The mechanism through which students do this is via congruence proofs, so the task illustrates the general relationship between congruence and rigid transformations, as fits naturally under the cluster "understand congruence in terms of rigid motions." At the high school level, students will need to use the definition of reflections and the teacher may wish to recall this before having students work on the problem. The instructor may wish to discuss with students how to draw an appropriate picture for part (b) and part (c) as this will be essential in order to make progress on these problems. In addition, it may be necessary to recall the definition of reflection about a line $L$: reflection about $L$ maps each point on $L$ to itself and if $P$ is not on $L$ then reflection about $L$ maps $P$ to $Q$ when $L$ is the perpendicular bisector of segment $PQ$ as pictured below:


This task is mainly intended for instructional purposes: for students with a strong visual sense of geometry, rigid motions of the plane provide a rich source of ideas which can be used to grasp many important geometric ideas.


  1. Since the reflection over line $L$ leaves each point on $L$ fixed, we have $r_L(A) = A$ since $A$ lies on $L$. Since $B$ and $C$ do not lie on $L$, in order to show that $r_L(B) = C$ and $r_L(C) = B$ we need to show that $L$ is the perpendicular bisector of segment $\overline{BC}$.

    Note that we are given that segment $\overline{AB}$ is congruent to segment $\overline{AC}$. Since $D$ is the midpoint of segment $\overline{BC}$ this means that segment $\overline{BD}$ is congruent to segment $\overline{CD}$. Finally segment $\overline{DA}$ is congruent to segment $\overline{DA}$. So this means, by SSS, that triangle $ABD$ is congruent to triangle $ACD$. Since angles $BDA$ and $CDA$ together add up to 180 degrees and they are congruent it follows that they are both right angles. Therefore $L$ is perpendicular to segment $\overline{AB}$ and it is the bisector of $\overline{AB}$ by assumption.

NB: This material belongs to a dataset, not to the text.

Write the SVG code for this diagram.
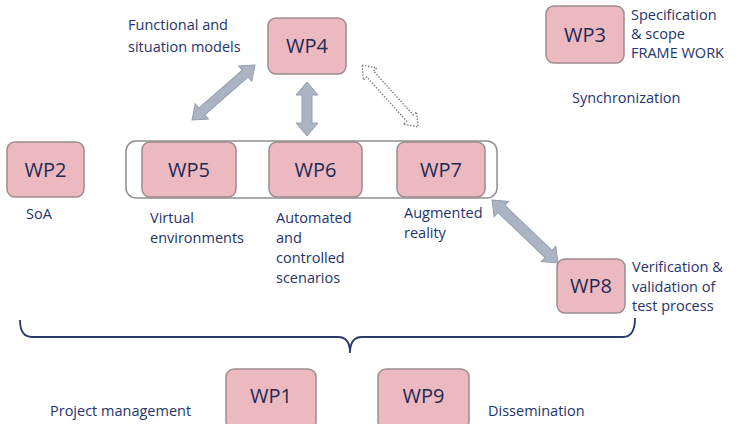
<svg xmlns="http://www.w3.org/2000/svg" width="740" height="424" viewBox="0 0 740 424">
<style>
.box{fill:#ecb9c0;stroke:#9c8c8f;stroke-width:1.5}
.wp{font-family:"Open Sans","Liberation Sans",sans-serif;font-size:20px;fill:#1f2a55;text-anchor:middle}
.lbl{font-family:"Open Sans","Liberation Sans",sans-serif;font-size:14.5px;fill:#25336e}
.arr{fill:#aab4c2;stroke:#929daf;stroke-width:1}
.dot{fill:#ffffff;stroke:#7a7a7a;stroke-width:1.3;stroke-dasharray:1.5 1.5}
</style>
<rect width="740" height="424" fill="#ffffff"/>
<g id="container">
<rect x="126" y="141" width="371" height="57" rx="10" fill="#ffffff" stroke="#8e8e8e" stroke-width="1.5"/>
</g>
<g id="connectors">
<polygon class="arr" transform="translate(223.5,92.5) rotate(-41.1)" points="-41.8,0 -28.8,-10 -28.8,-4.5 28.8,-4.5 28.8,-10 41.8,0 28.8,10 28.8,4.5 -28.8,4.5 -28.8,10"/>
<polygon class="arr" transform="translate(307,109) rotate(90)" points="-27,0 -14,-11 -14,-5 14,-5 14,-11 27,0 14,11 14,5 -14,5 -14,11"/>
<polygon class="dot" transform="translate(390,96) rotate(47.9)" points="-41.7,0 -29.7,-9 -29.7,-4.5 29.7,-4.5 29.7,-9 41.7,0 29.7,9 29.7,4.5 -29.7,4.5 -29.7,9"/>
<polygon class="arr" transform="translate(525,231.5) rotate(43.7)" points="-45.6,0 -32.6,-10.5 -32.6,-5 32.6,-5 32.6,-10.5 45.6,0 32.6,10.5 32.6,5 -32.6,5 -32.6,10.5"/>
<path d="M20,320 Q20,337 32,337 L338,337 Q350,337 350,353 Q350,337 362,337 L623,337 Q635,337 635,318" fill="none" stroke="#2a3a6a" stroke-width="1.8"/>
</g>
<g id="wp4">
<rect class="box" x="268" y="18" width="78" height="56" rx="8"/>
<text class="wp" x="307" y="53">WP4</text>
<text class="lbl" x="128" y="30">Functional and</text>
<text class="lbl" x="128" y="52">situation models</text>
</g>
<g id="wp3">
<rect class="box" x="546" y="6" width="78" height="57" rx="8"/>
<text class="wp" x="585" y="42">WP3</text>
<text class="lbl" x="631" y="20">Specification</text>
<text class="lbl" x="631" y="39">&amp; scope</text>
<text class="lbl" x="631" y="58">FRAME WORK</text>
</g>
<g id="sync">
<text class="lbl" x="572" y="103">Synchronization</text>
</g>
<g id="wp2">
<rect class="box" x="7" y="142" width="77" height="55" rx="8"/>
<text class="wp" x="45.5" y="177">WP2</text>
<text class="lbl" x="26" y="219">SoA</text>
</g>
<g id="wp5">
<rect class="box" x="142" y="142" width="94" height="55" rx="8"/>
<text class="wp" x="189" y="177">WP5</text>
<text class="lbl" x="150" y="223">Virtual</text>
<text class="lbl" x="150" y="243">environments</text>
</g>
<g id="wp6">
<rect class="box" x="269" y="142" width="93" height="55" rx="8"/>
<text class="wp" x="315.5" y="177">WP6</text>
<text class="lbl" x="276" y="223">Automated</text>
<text class="lbl" x="276" y="243">and</text>
<text class="lbl" x="276" y="263">controlled</text>
<text class="lbl" x="276" y="283">scenarios</text>
</g>
<g id="wp7">
<rect class="box" x="397" y="142" width="88" height="55" rx="8"/>
<text class="wp" x="441" y="177">WP7</text>
<text class="lbl" x="404" y="218">Augmented</text>
<text class="lbl" x="404" y="238">reality</text>
</g>
<g id="wp8">
<rect class="box" x="557" y="259" width="68" height="54" rx="8"/>
<text class="wp" x="591" y="293">WP8</text>
<text class="lbl" x="632" y="272">Verification  &amp;</text>
<text class="lbl" x="632" y="292">validation of</text>
<text class="lbl" x="632" y="311">test process</text>
</g>
<g id="wp1">
<rect class="box" x="226" y="369" width="90" height="60" rx="8"/>
<text class="wp" x="271" y="403">WP1</text>
<text class="lbl" x="50" y="416">Project management</text>
</g>
<g id="wp9">
<rect class="box" x="378" y="369" width="91" height="60" rx="8"/>
<text class="wp" x="423.5" y="403">WP9</text>
<text class="lbl" x="488" y="416">Dissemination</text>
</g>
</svg>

  2. From part (a) we know that $r_L(A) = A$, $r_L(B) = C$, and $r_L(C) = B$. Reflections map line segments to line segments so it follows that $r_L$ maps side $\overline{AB}$ to side $\overline{AC}$, side $\overline{AC}$ to side $\overline{AB}$ and side $BC$ to itself. Hence $r_L$ maps triangle $ABC$ to itself. Note that although $r_L$ maps side $\overline{BC}$ of triangle $ABC$ to itself, the map interchanges vertices $B$ and $C$ so the orientation of this segment is reversed.

  3. We are given that $r_M$ maps triangle $EFG$ to itself. Suppose we look at $r_M(E)$. Since $r_M$ preserves triangle $EFG$ it must interchange the vertices of $E, F, G$ in some way. One possibility would be that it leaves them all alone, that is $E$ maps to $E$, $F$ maps to $F$, and $G$ maps to $G$. This can not happen, however, because a reflection of the plane can not leave $\triangle EFG$ in its original position. If two of the vertices are preserved by $r_M$ then the third must be also as there is no freedom to send it to either of the two fixed vertices. So this means that the reflection $r_M$ must leave exactly one vertex of $\triangle EFG$ fixed and it must exchange the other two vertices. For simplicity, let's assume that $r_M(E) = E$, $r_M(F) = G$, and $r_M(G) = F$. This situation is pictured below:


    Since $r_M$ preserves distances this means that $|EF| = |r_M(EG)| = |EG|$ and so $\triangle EFG$ is isosceles.

  4. Part (b) shows that for each isosceles triangle $ABC$ there is at least one line $L$ so that $r_L$ maps triangle $ABC$ to itself. Part (c) shows that if there is a line $L$ so that $r_L$ maps triangle $ABC$ to itself then triangle $ABC$ is isosceles. Putting these two statements together we see that triangle $ABC$ is isosceles if and only if there is a line $L$ so that $r_L$ maps triangle $ABC$ to itself.